What are peoples thoughts? Its does vary but that is an average day


----------



## resten (Apr 4, 2012)

Looks ok to me, missing veggiea though lol


----------



## L11 (Jan 21, 2011)

I wouldve thought at 184lbs, 2750 calories would put you in a deficit? It would for me and i weigh less than you..


----------



## simonthepieman (Jun 11, 2012)

I'm 5'6" and weigh less than you and wouldn't gain on those cals


----------



## gashead88 (Sep 30, 2011)

whats the cals per meal, i eat more than that and my cals add up to less than that.....


----------



## scott.taylor (Jun 18, 2012)

I'm 3" smaller, 25 lbs lighter. And I need 3000+ to gain.


----------



## DazG (Aug 3, 2012)

I'm 25 6ft1 14.5st and I need 3500kcals to start and eventually if I'm nt gaining ill shoot up by 100kcals and keep adjusting till I am


----------



## rsd147 (Nov 14, 2012)

resten said:


> Looks ok to me, missing veggiea though lol


I add veg to mosy meals just forgot to add


----------



## Guest (Jul 22, 2013)

Slower metabolism's need less calories to gain. I can also gain easily on 2800


----------



## rsd147 (Nov 14, 2012)

L11 said:


> I wouldve thought at 184lbs, 2750 calories would put you in a deficit? It would for me and i weigh less than you..


I have use My fitness pal and also the St. Mifflin Jeor calculator and for me to maintain my body weight is 2550 cals so for a lean bulk I have added on 200 cals to add 0.5lbs a week


----------



## rsd147 (Nov 14, 2012)

simonthepieman said:


> I'm 5'6" and weigh less than you and wouldn't gain on those cals


Could this be based on activity levels, my day job is desk work, other than 4 days a week training, rest of the time Im sat down.
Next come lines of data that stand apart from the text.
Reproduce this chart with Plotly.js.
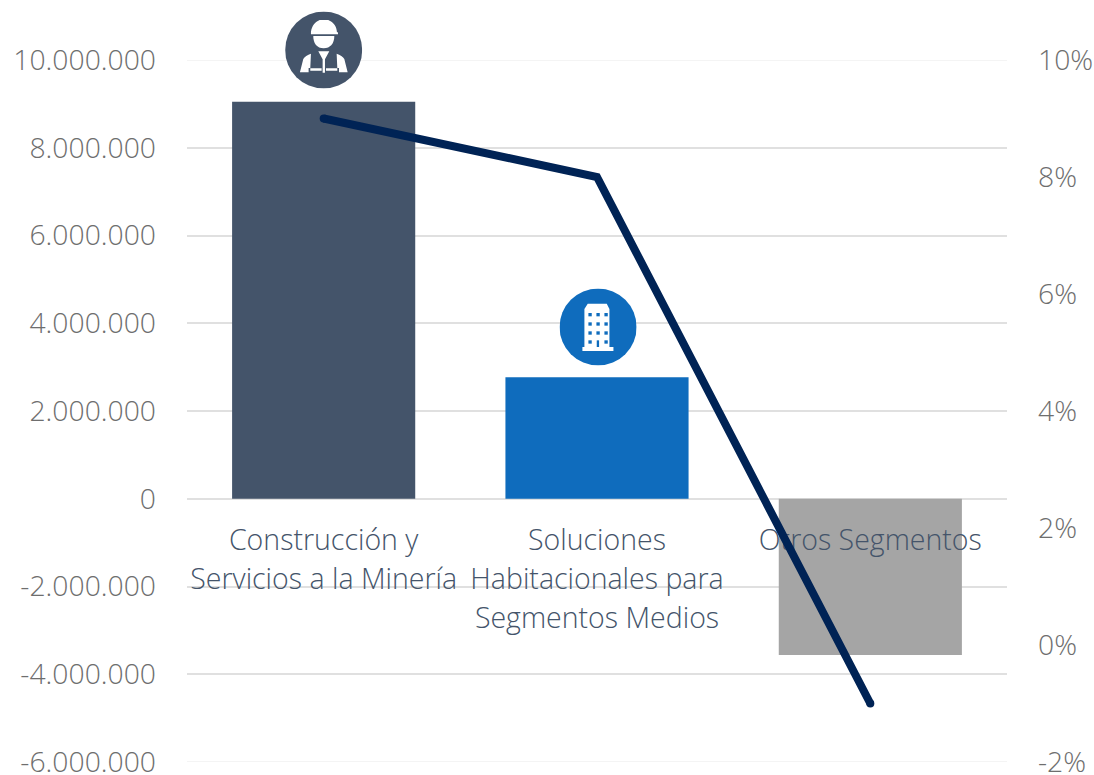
<!DOCTYPE html>
<html><head><meta charset="utf-8">
<script src="https://cdn.plot.ly/plotly-3.0.1.min.js"></script>
<style>html,body{margin:0;padding:0;background:#fff}#c{width:1094px;height:775px}</style>
</head><body><div id="c"></div>
<script>
const categories = ["Construcción y Servicios a la Minería","Soluciones Habitacionales para Segmentos Medios","Otros Segmentos"];
const labelLines = [["Construcción y","Servicios a la Minería"],["Soluciones","Habitacionales para","Segmentos Medios"],["Otros Segmentos"]];
const barValues = [9050000,2770000,-3560000];
const barColors = ["#44546a","#0f6cbd","#a5a5a5"];
const lineValues = [9.0,8.0,-1.0];
const leftTicks = [10000000,8000000,6000000,4000000,2000000,0,-2000000,-4000000,-6000000];
const leftLabels = ["10.000.000","8.000.000","6.000.000","4.000.000","2.000.000","0","-2.000.000","-4.000.000","-6.000.000"];
const rightTicks = [10,8,6,4,2,0,-2];
const rightLabels = ["10%","8%","6%","4%","2%","0%","-2%"];

const FONT = '"Open Sans", sans-serif';
const labelX = [], labelY = [], labelT = [];
labelLines.forEach((ls,i)=>ls.forEach((t,j)=>{labelX.push(categories[i]);labelY.push(-1000000-j*890000);labelT.push(t);}));

const svg = inner => 'data:image/svg+xml;utf8,' + encodeURIComponent('<svg xmlns="http://www.w3.org/2000/svg" width="77" height="77" viewBox="0 0 77 77">'+inner+'</svg>');
const worker = svg('<circle cx="38.5" cy="38.5" r="38.5" fill="#44546a"/><g transform="translate(-24.2,-11.5) scale(0.3333)" fill="#fff">'
 +'<path d="M150 97 C152 75 165 65 172 62 L176 60 L202 60 L206 62 C218 68 227 78 228 97 L231 97 L231 103 L150 103 Z"/>'
 +'<path d="M157 108 L220 108 C220 130 208 145 188 145 C168 145 157 130 157 108 Z"/>'
 +'<path d="M117 217 L127 177 C130 170 140 165 150 161 L148 204 L143 204 L143 217 Z"/>'
 +'<path d="M260 217 L250 177 C247 170 237 165 227 161 L229 204 L234 204 L234 217 Z"/>'
 +'<path d="M172 154 L205 154 L192 178 L192 218 L185 218 L185 178 Z"/>'
 +'<path d="M148 205 L182 205 L182 212 L148 212 Z"/><path d="M195 205 L229 205 L229 212 L195 212 Z"/>'
 +'</g>');
let win = '';
[145,169,193].forEach(x=>[100,128,155,182].forEach(y=>{ if(!(x===169&&y===182)) win += '<rect x="'+x+'" y="'+y+'" width="10" height="10"/>'; }));
const building = svg('<circle cx="38.5" cy="38.5" r="38.5" fill="#0f6cbd"/><g transform="translate(-19.5,-8.8) scale(0.3333)">'
 +'<path fill="#fff" d="M143 72 L200 72 L208 88 L208 202 L220 202 L220 214 L127 214 L127 202 L133 202 L133 88 Z"/>'
 +'<g fill="#0f6cbd">'+win+'<rect x="170" y="182" width="7" height="20"/></g></g>');

const traces = [
 {type:'bar',x:categories,y:barValues,width:0.67,marker:{color:barColors,line:{width:0}},xaxis:'x',yaxis:'y',hoverinfo:'skip'},
 {type:'scatter',mode:'text',x:labelX,y:labelY,text:labelT,textposition:'middle center',cliponaxis:false,
  textfont:{family:FONT,size:28.5,color:'#44546a',weight:300},xaxis:'x',yaxis:'y',hoverinfo:'skip'},
 {type:'scatter',mode:'lines+markers',x:categories,y:lineValues,line:{color:'#002355',width:8,shape:'linear'},
  marker:{color:'#002355',size:[8,0,8],opacity:1,line:{width:0}},cliponaxis:false,xaxis:'x',yaxis:'y2',hoverinfo:'skip'}
];
const tickFont = {family:FONT,size:28.3,color:'#6e6e6e',weight:300};
const layout = {
 width:1094,height:775,showlegend:false,paper_bgcolor:'#fff',plot_bgcolor:'rgba(0,0,0,0)',
 margin:{l:187,r:87,t:60,b:13,pad:0},bargap:0.33,
 xaxis:{type:'category',categoryorder:'array',categoryarray:categories,range:[-0.5,2.5],showticklabels:false,showgrid:false,zeroline:false,showline:false,ticks:''},
 yaxis:{range:[-6000000,10000000],tickmode:'array',tickvals:leftTicks,ticktext:leftLabels,tickfont:tickFont,ticklabeloverflow:'allow',
  showgrid:true,gridcolor:'#e0e0e0',gridwidth:2,zeroline:false,showline:false,ticks:'',ticklabelstandoff:30},
 yaxis2:{range:[-2,10],overlaying:'y',side:'right',tickmode:'array',tickvals:rightTicks,ticktext:rightLabels,tickfont:tickFont,ticklabeloverflow:'allow',
  showgrid:false,zeroline:false,showline:false,ticks:'',ticklabelstandoff:30},
 shapes:[leftTicks[0],leftTicks[leftTicks.length-1]].map(v=>({type:'line',xref:'paper',x0:0,x1:1,yref:'y',y0:v,y1:v,line:{color:'#f4f4f4',width:2},layer:'below'})),
 images:[
  {source:worker,xref:'x',yref:'paper',x:0,y:1.0142,sizex:0.282,sizey:0.1097,xanchor:'center',yanchor:'middle',sizing:'stretch',layer:'above'},
  {source:building,xref:'x',yref:'paper',x:1.004,y:0.6197,sizex:0.282,sizey:0.1097,xanchor:'center',yanchor:'middle',sizing:'stretch',layer:'above'}
 ]
};
Plotly.newPlot('c',traces,layout,{displayModeBar:false,staticPlot:true});
</script></body></html>
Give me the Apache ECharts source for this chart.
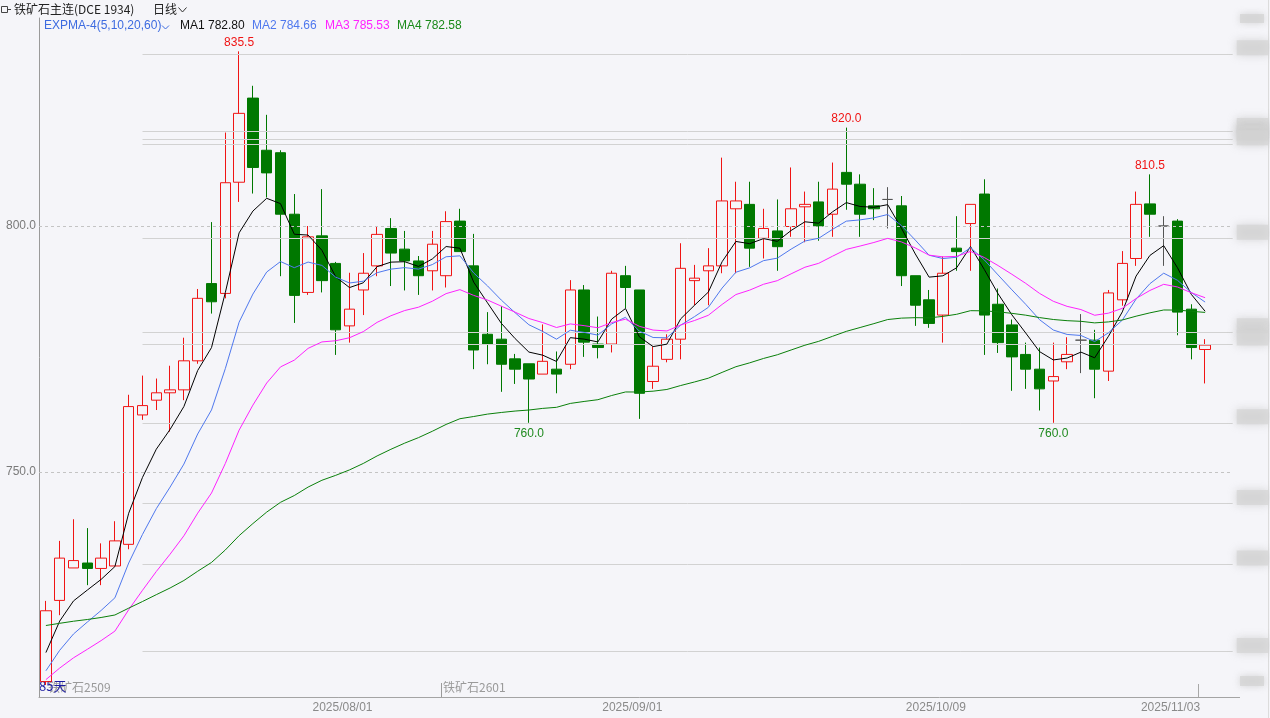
<!DOCTYPE html>
<html><head><meta charset="utf-8">
<script src="https://cdn.jsdelivr.net/npm/echarts@6/dist/echarts.min.js"></script>
<style>html,body{margin:0;padding:0;background:#f5f5f9}#c{width:1270px;height:718px}</style>
</head><body><div id="c"></div><script>
const dates = [
'2025/07/02','2025/07/03','2025/07/04','2025/07/07','2025/07/08','2025/07/09','2025/07/10','2025/07/11',
'2025/07/14','2025/07/15','2025/07/16','2025/07/17','2025/07/18','2025/07/21','2025/07/22','2025/07/23',
'2025/07/24','2025/07/25','2025/07/28','2025/07/29','2025/07/30','2025/07/31',
'2025/08/01','2025/08/04','2025/08/05','2025/08/06','2025/08/07','2025/08/08','2025/08/11','2025/08/12',
'2025/08/13','2025/08/14','2025/08/15','2025/08/18','2025/08/19','2025/08/20','2025/08/21','2025/08/22',
'2025/08/25','2025/08/26','2025/08/27','2025/08/28','2025/08/29',
'2025/09/01','2025/09/02','2025/09/03','2025/09/04','2025/09/05','2025/09/08','2025/09/09','2025/09/10',
'2025/09/11','2025/09/12','2025/09/15','2025/09/16','2025/09/17','2025/09/18','2025/09/19','2025/09/22',
'2025/09/23','2025/09/24','2025/09/25','2025/09/26','2025/09/29','2025/09/30',
'2025/10/09','2025/10/10','2025/10/13','2025/10/14','2025/10/15','2025/10/16','2025/10/17','2025/10/20',
'2025/10/21','2025/10/22','2025/10/23','2025/10/24','2025/10/27','2025/10/28','2025/10/29','2025/10/30',
'2025/10/31','2025/11/03','2025/11/04','2025/11/05'];
const opens = [707.4,723.9,730.5,731.5,730.4,730.9,735.3,761.6,764.6,766.1,766.7,772.6,788.3,786.3,808.9,826.0,815.4,814.9,802.4,786.5,
798.0,792.4,779.7,787.0,791.9,799.5,795.3,792.9,790.9,789.9,801.0,791.9,778.0,777.0,773.0,772.0,769.9,770.9,771.9,787.0,
776.0,776.0,789.9,787.0,768.4,772.9,777.0,788.9,790.9,791.9,803.5,804.4,797.5,799.0,799.9,803.9,804.9,802.4,810.9,808.5,
804.1,805.4,804.1,789.9,785.0,781.9,795.5,800.5,806.5,784.1,779.9,773.9,770.9,768.5,772.4,776.8,776.8,770.5,785.0,793.4,
804.5,800.0,801.0,783.1,774.9];
const closes = [721.8,732.5,732.0,730.4,732.5,736.0,763.3,763.5,766.1,766.7,772.6,785.3,784.6,808.8,822.9,811.9,810.8,802.4,785.9,797.8,
788.9,778.9,783.1,790.4,798.3,794.5,792.9,789.9,796.3,800.9,794.8,774.8,776.0,771.9,770.9,768.9,772.5,769.9,787.0,776.4,
775.3,790.4,787.5,766.0,771.5,777.0,791.4,789.4,791.9,805.1,805.1,795.5,799.5,795.8,803.5,804.4,800.0,807.5,808.5,802.4,
803.5,805.4,789.9,783.9,780.2,790.4,794.8,804.4,781.9,776.3,773.4,770.9,766.9,769.4,773.9,776.8,770.9,786.4,792.4,804.4,
802.4,800.0,782.5,775.3,775.8];
const lows = [706.7,720.9,730.5,727.0,727.0,730.9,734.3,760.6,762.6,758.2,764.6,772.0,782.2,785.3,804.9,806.6,805.8,789.8,780.3,786.0,
786.5,773.8,776.3,781.9,789.8,787.8,786.9,786.0,786.9,787.5,794.8,770.9,771.9,766.3,767.9,760.0,769.9,766.0,770.9,773.4,
773.1,774.3,783.3,760.8,766.9,772.3,772.9,783.9,783.9,790.4,790.4,791.7,793.4,790.9,797.8,796.7,797.0,797.8,803.3,797.8,
801.2,799.5,787.8,779.7,779.3,776.3,790.9,790.9,773.8,774.2,766.5,766.9,762.5,760.0,770.9,770.1,765.0,768.5,783.8,791.9,
797.8,791.9,777.8,772.9,768.0];
const highs = [723.8,736.0,740.4,738.6,735.5,740.0,765.7,769.6,769.0,771.6,777.3,787.2,800.8,819.0,835.5,828.5,822.6,815.4,806.5,800.0,
807.5,792.7,790.5,794.5,800.0,801.6,799.0,793.9,799.0,803.0,803.5,798.4,782.5,783.7,774.0,772.0,780.0,774.5,789.0,788.0,
781.6,790.9,791.9,787.0,775.5,778.0,796.5,792.1,795.5,813.9,809.0,809.0,803.5,805.4,811.9,807.0,809.0,812.9,820.0,810.5,
807.7,807.9,806.1,789.9,787.0,793.8,802.0,804.4,809.5,787.3,781.0,776.3,775.3,776.3,777.4,782.1,778.9,787.0,794.9,807.0,
810.5,802.0,801.4,784.1,777.0];
const maNames = ['MA1','MA2','MA3','MA4'];
const maPeriods = [5,10,20,60];
const maSeeds = [713.3,709.6,707.8,718.8];
const maHeaderValues = ['782.80','784.66','785.53','782.58'];
const refLines = [835.0,819.2,817.7,816.7,797.5,778.5,776.0,760.0,743.6,731.3,713.5];
const yTicks = [750,800];
const xLabelDates = ['2025/08/01','2025/09/01','2025/10/09','2025/11/03'];
const extremes = [[14,835.5,'high'],[58,820.0,'high'],[80,810.5,'high'],[35,760.0,'low'],[73,760.0,'low']];

const FONT = "'Liberation Sans','Noto Sans CJK SC',sans-serif";
const CJK = "'Noto Sans CJK SC',sans-serif";
const maColors = ['#000000','#4f78ee','#ff22ff','#0a800a'];
const UP = '#f01414', DOWN = '#007800';

function expma(vals, n, seed){
  const k = 2/(n+1); let e = seed;
  return vals.map((v,i)=>{ if(i>0) e = e + k*(v-e); return +e.toFixed(2); });
}

const categories = dates.concat(['','']);
const kData = dates.map((d,i)=>[opens[i],closes[i],lows[i],highs[i]]);

const chart = echarts.init(document.getElementById('c'), null, {renderer:'canvas'});

const maSeries = maPeriods.map((p,j)=>({
  type:'line', name:maNames[j], data: expma(closes,p,maSeeds[j]), symbol:'none', z:5,
  lineStyle:{color:maColors[j], width:1}, animation:false, silent:true
}));

const blurBox = {fill:'rgba(212,212,212,0.75)', shadowBlur:7, shadowColor:'rgba(200,200,200,1)'};

const refSeries = {
  type:'line', data:[], z:1, silent:true, animation:false,
  markLine:{
    silent:true, symbol:['none','none'], animation:false,
    data: refLines.map(v=>[
      {coord:[7,v], lineStyle:{color:'#d2d2d2', width:1, type:'solid'},
       label:{show:true, position:'end', formatter: v.toFixed(1), fontSize:11, fontFamily:FONT,
        color:'rgba(0,0,0,0)', backgroundColor:'rgba(212,212,212,0.7)', padding:[2,2],
        shadowBlur:8, shadowColor:'rgba(200,200,200,1)', distance:4, offset:[0,-6]}},
      {coord:[86,v]}
    ]).concat(yTicks.map(v=>[
      {coord:[0,v], x:39, lineStyle:{color:'#c4c4c4', width:1, type:[3,3]},
       label:{show:true, position:'start', formatter: v.toFixed(1), fontSize:12, fontFamily:FONT, color:'#7a7a7a', distance:3}},
      {coord:[86,v]}
    ]))
  }
};

const option = {
  backgroundColor:'#f5f5f9',
  animation:false,
  grid:{left:39, right:30.4, top:18, bottom:21, containLabel:false},
  xAxis:{
    type:'category', data:categories, boundaryGap:true,
    axisLine:{show:true, onZero:false, lineStyle:{color:'#a4a4a4', width:1}},
    axisTick:{show:false},
    axisLabel:{interval:(idx,val)=>xLabelDates.indexOf(val)>=0, color:'#8a8a8a', fontSize:12, fontFamily:FONT,
      margin:5, padding:[0,14,0,0]},
    splitLine:{show:false}
  },
  yAxis:{
    type:'value', min:704.27, max:842.28, scale:true,
    axisLine:{show:true, lineStyle:{color:'#9a9a9a', width:1}},
    axisTick:{show:false}, axisLabel:{show:false}, splitLine:{show:false}
  },
  series:[
    refSeries,
    {
      type:'candlestick', data:kData, barWidth:11, z:3,
      itemStyle:{color:'rgba(0,0,0,0)', color0:DOWN, borderColor:UP, borderColor0:DOWN, borderColorDoji:'#555', borderWidth:1},
      markPoint:{
        silent:true, animation:false, symbol:'circle', symbolSize:1,
        itemStyle:{color:'rgba(0,0,0,0)'},
        data: extremes.map(e=>({coord:[e[0],e[1]], value:e[1],
          label:{show:true, position: e[2]==='high'?'top':'bottom', distance: e[2]==='high'?2:4,
            formatter: e[1].toFixed(1), fontSize:12, fontFamily:FONT, color: e[2]==='high'?'#f01414':'#1f8a1f'}}))
      }
    }
  ].concat(maSeries),
  graphic:[
    {type:'rect', shape:{x:1.5,y:6.5,width:6,height:6}, style:{fill:'none', stroke:'#444', lineWidth:1}},
    {type:'line', shape:{x1:7.5,y1:9.5,x2:11,y2:9.5}, style:{stroke:'#444', lineWidth:1}},
    {type:'text', left:14, top:3, style:{text:'铁矿石主连(DCE 1934)', fontSize:12, fontFamily:CJK, fill:'#222'}},
    {type:'text', left:153, top:3, style:{text:'日线', fontSize:12, fontFamily:CJK, fill:'#222'}},
    {type:'polyline', shape:{points:[[178.5,7.5],[182.5,12],[186.5,7.5]]}, style:{stroke:'#333', lineWidth:1, fill:'none'}},
    {type:'text', left:44, top:20, style:{text:'EXPMA-4(5,10,20,60)', fontSize:12, fontFamily:FONT, fill:'#3d6be0'}},
    {type:'polyline', shape:{points:[[162,25.5],[165.5,29],[169,25.5]]}, style:{stroke:'#3d6be0', lineWidth:1, fill:'none'}},
    {type:'text', left:180, top:20, style:{text:maNames[0]+' '+maHeaderValues[0], fontSize:12, fontFamily:FONT, fill:'#111'}},
    {type:'text', left:252, top:20, style:{text:maNames[1]+' '+maHeaderValues[1], fontSize:12, fontFamily:FONT, fill:'#4f78ee'}},
    {type:'text', left:325, top:20, style:{text:maNames[2]+' '+maHeaderValues[2], fontSize:12, fontFamily:FONT, fill:'#ff22ff'}},
    {type:'text', left:397, top:20, style:{text:maNames[3]+' '+maHeaderValues[3], fontSize:12, fontFamily:FONT, fill:'#1a8a1a'}},
    {type:'text', left:48, top:681, style:{text:'铁矿石2509', fontSize:12, fontFamily:CJK, fill:'#9a9a9a'}},
    {type:'text', left:39, top:680, style:{text:'85天', fontSize:13, fontFamily:CJK, fill:'#1c1ca0'}},
    {type:'line', shape:{x1:441.5,y1:683,x2:441.5,y2:697}, style:{stroke:'#9a9a9a', lineWidth:1}},
    {type:'text', left:443, top:681, style:{text:'铁矿石2601', fontSize:12, fontFamily:CJK, fill:'#9a9a9a'}},
    {type:'line', shape:{x1:1198.5,y1:684,x2:1198.5,y2:697}, style:{stroke:'#a8a8a8', lineWidth:1}},
    {type:'rect', shape:{x:1240,y:14,width:24,height:9}, style:blurBox},
    {type:'rect', shape:{x:1240,y:676,width:24,height:10}, style:blurBox},
    {type:'line', shape:{x1:1268.5,y1:0,x2:1268.5,y2:718}, style:{stroke:'#dcdcdc', lineWidth:1}}
  ]
};
chart.setOption(option);
</script></body></html>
Put myself in lightly active category


----------



## rsd147 (Nov 14, 2012)

scott.taylor said:


> I'm 3" smaller, 25 lbs lighter. And I need 3000+ to gain.


Depends on how quick and how much you want to gain a week


----------



## rsd147 (Nov 14, 2012)

gashead88 said:


> whats the cals per meal, i eat more than that and my cals add up to less than that.....


Meal 1 - 804cals

Meal 2 - 626cals

Post Workout - 242cals

Meal 3 - 712cals

Meal 4 - 313cals (missed 20g Peanut butter)


----------



## DazG (Aug 3, 2012)

rsd147 said:


> I have use My fitness pal and also the St. Mifflin Jeor calculator and for me to maintain my body weight is 2550 cals so for a lean bulk I have added on 200 cals to add 0.5lbs a week


I've used them online calculators and there always way out. Try this way

Bmr= 66+(13.7 x weight in kg) + (5 x height in CM) - (6.8 x age)

Then Bmr x

Little to no exercise, bmr X 1.2

Light exercise, bmr X 1.375

Moderate, bmr X 1.55

Very active, bmr X 1.725

Extra active, bmr X 1.9

That gives you your maintenance cals, you then add or subtract 10-20percent to give you cutting or bulking cals

Correct me if I'm wrong people. Cheers

Harris benedict formula


----------



## rsd147 (Nov 14, 2012)

DazG said:


> I've used them online calculators and there always way out. Try this way
> 
> Bmr= 66+(13.7 x weight in kg) + (5 x height in CM) - (6.8 x age)
> 
> ...


Harris Bendict Formula isnt very accurate and have been told St Mifflin Jeor is the most accurate without equipment to date.


----------



## L11 (Jan 21, 2011)

The most accurate is to work it out yourself..

Eat until your weight stops fluctuating - TDEE found.


----------



## paul xe (Sep 24, 2011)

L11 said:


> The most accurate is to work it out yourself..
> 
> Eat until your weight stops fluctuating - TDEE found.


This!!

I'm a typical endomorph and I have been gaining on 3600 and that's with an hour of cardio everyday (I cycle to and from work)

The best thing I did was to buy a set of digital scales and weigh in each morning (same time and conditions etc.) and tracked my weight through my fitness pal.


----------



## simonthepieman (Jun 11, 2012)

Simple. Do the diet and report back on your results. macros look fine


----------